We used to morbidly joke that it feel as though our table is getting smaller and smaller… but sometimes it can feel like that can’t it?

Two years ago we lost my Nan, three years before that my Granny. I’m sure you’d agree, nothing can or should replace those wonderful people that filled your life.

It’s just focusing on the wonderful people who still surround you.

Waking up Christmas morning to my Mum and brother, in our Christmas pyjamas, our house adorned in lights, the speakers blaring out Christmas songs, dressing our dogs up in little christmassy outfits, is an absolute dream. One of those magical movie moments of life.

Do I wish he was with us? Of course.

Do I wish he’d mix up the brandy with the rum and struggle to set the sopping Christmas pudding alight? Every, single, year. I mean there’s nothing better than being drunk on Christmas pudding at noon is there?

Do I feel as though he’s watching? Absolutely.

What I wish most is that everyone who has loved and lost someone is sat at a table with everyone else they love. Yes, grief is always hard, but it’s so much easier if you share the pain with people you love.

Our house is filled with singing, laughter and madness 364 days of the year so we couldn’t skip Christmas could we?

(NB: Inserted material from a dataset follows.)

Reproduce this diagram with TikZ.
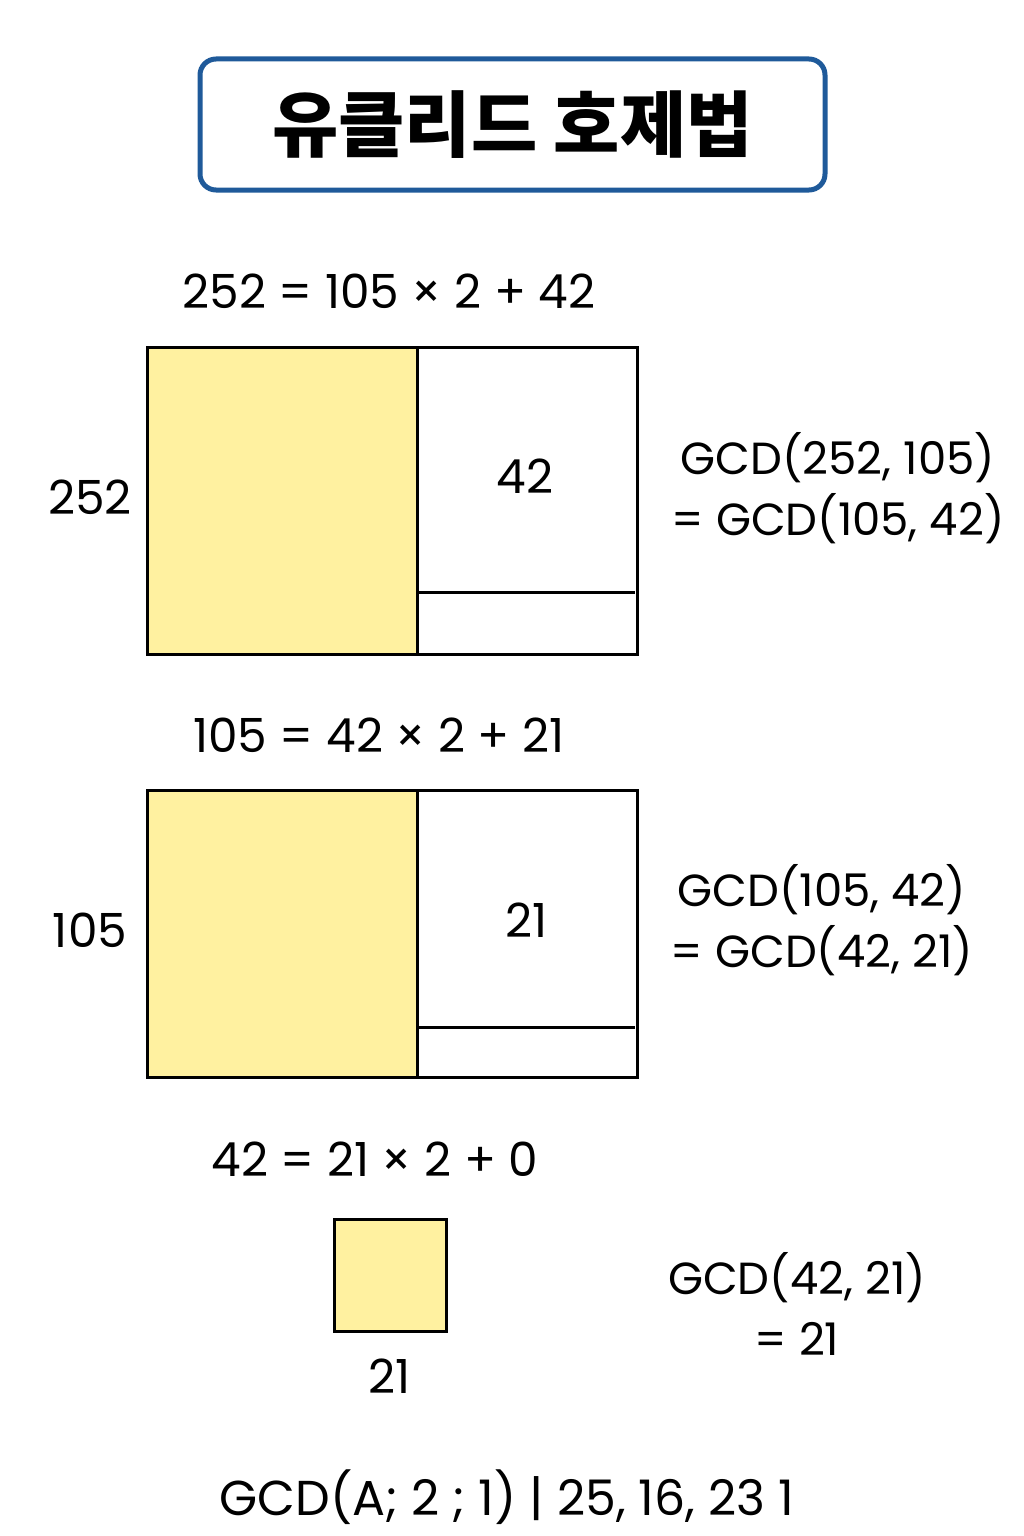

My Dad would be appalled. He was barmy all year round, but most of all on holidays, birthdays, Fridays or evening’s… basically most of the time.

We’ve got to carry on the tradition right? As I’m sure you all will this Christmas for everyone who isn’t here and for everyone who is.

I normally love Christmas. After this year, I still do, but I will miss seeing my whole family. I’m not a fan of silence (as you can probably tell) so not being able to have all the family together is going to be hard this year.

I can’t deny that Christmas also makes me a little bit sad now and again too. Only human, I guess. On Christmas Eve, Dad and I would go into town to get his final presents for Mum, as he’d always leave it to the last minute when he finished work.

It feels different without him and I think it’s perfectly OK to admit that. It shows how much they meant to you and those traditions you had.

It’s also OK to make new traditions, in fact I’d recommend it. We’ve relaxed the day a lot, we play music all day and have the TV on (which we never did as kids). Even small things such as changing what you have for breakfast on Christmas morning, will make the day feel different.

This year we’re eating in the kitchen at the island as it’s just the three of us. Small changes can make the day feel slightly different to normal and that really helps when nothing is normal anymore.

Over time, you also acquire new loved ones; new additions to the table. Change is inevitable, but not all of it is bad, some of it, is well, amazing.

My best advice is to focus on those lovely individuals in your life that are still here and to raise a glass to those who are no longer with us. As we’re all very lucky to know and have experienced such love.

Make room for your grief and joy on Christmas Day, and don’t force yourself to feel anything you don’t. There’s enough space in a day to feel a variety of things, so let yourself.

If you are struggling, here’s some things that help me navigate grief. But my best advice is to give yourself permission to feel however you feel, if that’s joy embrace it, if that’s gratitude share it, if it’s sadness feel it. Part of living without them is knowing they’d want you to still live your life even when they’re not there (read more on that here).

Cherish your festive memories, make sure to Zoom your loved ones you won’t see over the Christmas period and know that one day you’ll be able to celebrate together again, hugs and all.

How do you cope with your grief at Christmas?